Le siège du jugement, le siège du roi, ou le kônigsstuhl, était toujours mis sur le gazon ; et nous savons, d’après un discours, que le tribunal était aussi élevé dans les champs communs de Gan, dans le dessein de vider les querelles relatives aux limites des terres. Le siège du roi était une partie du terrain de seize pieds de long sur seize de large ; quand le lieu était consacré, le frohner creusait une fosse dans le centre, et dans laquelle chacun des échevins libres jetait une pleine main de cendres, un charbon et une tuile. Si quelque doute s’élevait sur la place du jugement qui avait été régulièrement tenue, les juges cherchaient leurs signes ; s’ils ne les trouvaient pas, alors tous les jugements qui avaient été rendus devenaient nuls et sans effet. C’était aussi une règle de la Cour, qu’elle se tiendrait sous le ciel et à la lumière du soleil. Toutes les anciennes assemblées teutoniques judiciaires se tenaient en plein air ; on peut découvrir quelques restes de leur adoration du soleil dans l’usage et le langage de ce tribunal. Les formes adoptées dans la Cour en plein champ trahissent une singulière affinité avec les doctrines des bardes bretons, relativement à leurs Gorseddan ou conventions, qui furent toujours tenues en plein air, à la lumière du jour, à la face du soleil[1].

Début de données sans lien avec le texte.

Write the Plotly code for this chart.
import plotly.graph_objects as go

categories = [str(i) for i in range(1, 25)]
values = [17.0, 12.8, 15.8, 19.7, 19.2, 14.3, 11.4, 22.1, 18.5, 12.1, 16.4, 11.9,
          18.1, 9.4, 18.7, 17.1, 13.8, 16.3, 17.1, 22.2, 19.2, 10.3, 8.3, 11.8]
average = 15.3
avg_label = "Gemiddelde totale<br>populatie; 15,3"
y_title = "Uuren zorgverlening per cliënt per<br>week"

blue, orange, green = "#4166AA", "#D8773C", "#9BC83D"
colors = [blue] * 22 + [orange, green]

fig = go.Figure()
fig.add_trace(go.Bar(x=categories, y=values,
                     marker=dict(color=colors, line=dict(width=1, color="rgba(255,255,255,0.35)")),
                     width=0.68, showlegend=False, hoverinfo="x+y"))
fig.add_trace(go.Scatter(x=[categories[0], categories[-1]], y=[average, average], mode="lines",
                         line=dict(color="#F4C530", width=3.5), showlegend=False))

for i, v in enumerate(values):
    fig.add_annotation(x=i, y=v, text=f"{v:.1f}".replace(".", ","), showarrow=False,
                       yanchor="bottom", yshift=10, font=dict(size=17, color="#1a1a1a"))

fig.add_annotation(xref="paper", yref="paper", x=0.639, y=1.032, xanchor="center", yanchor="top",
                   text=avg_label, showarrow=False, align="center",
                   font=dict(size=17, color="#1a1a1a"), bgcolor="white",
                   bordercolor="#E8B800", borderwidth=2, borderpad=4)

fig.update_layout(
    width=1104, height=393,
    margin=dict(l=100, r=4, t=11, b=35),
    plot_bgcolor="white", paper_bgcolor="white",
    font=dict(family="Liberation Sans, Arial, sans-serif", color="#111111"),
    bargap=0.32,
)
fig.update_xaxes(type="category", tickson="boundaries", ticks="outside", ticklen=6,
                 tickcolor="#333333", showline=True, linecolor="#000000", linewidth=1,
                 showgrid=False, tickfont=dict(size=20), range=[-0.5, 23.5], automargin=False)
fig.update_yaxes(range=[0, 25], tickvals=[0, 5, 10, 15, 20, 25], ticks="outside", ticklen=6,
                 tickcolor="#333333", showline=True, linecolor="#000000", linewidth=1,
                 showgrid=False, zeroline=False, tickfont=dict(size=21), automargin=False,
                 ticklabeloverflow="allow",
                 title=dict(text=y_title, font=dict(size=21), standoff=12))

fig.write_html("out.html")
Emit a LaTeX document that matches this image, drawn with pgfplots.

Lorsqu’on devait juger un criminel ou décider une cause, le graff et les free échevins s’assemblaient autour du Konigsstuhl ; et le frohner, après avoir ordonné le silence, ouvrait les poursuites en justice, en récitant les vers suivants :

« Sire graff, avec votre permission, je vous prie de dire, selon la loi et sans dé-

  1. Les Élégies de Lewarch, par Owen Pugh, préface, p. 46. La place de ces assemblées était marquée en formant un cercle de pierres autour du Maen Gorsedd ou pierre de Gorsedd.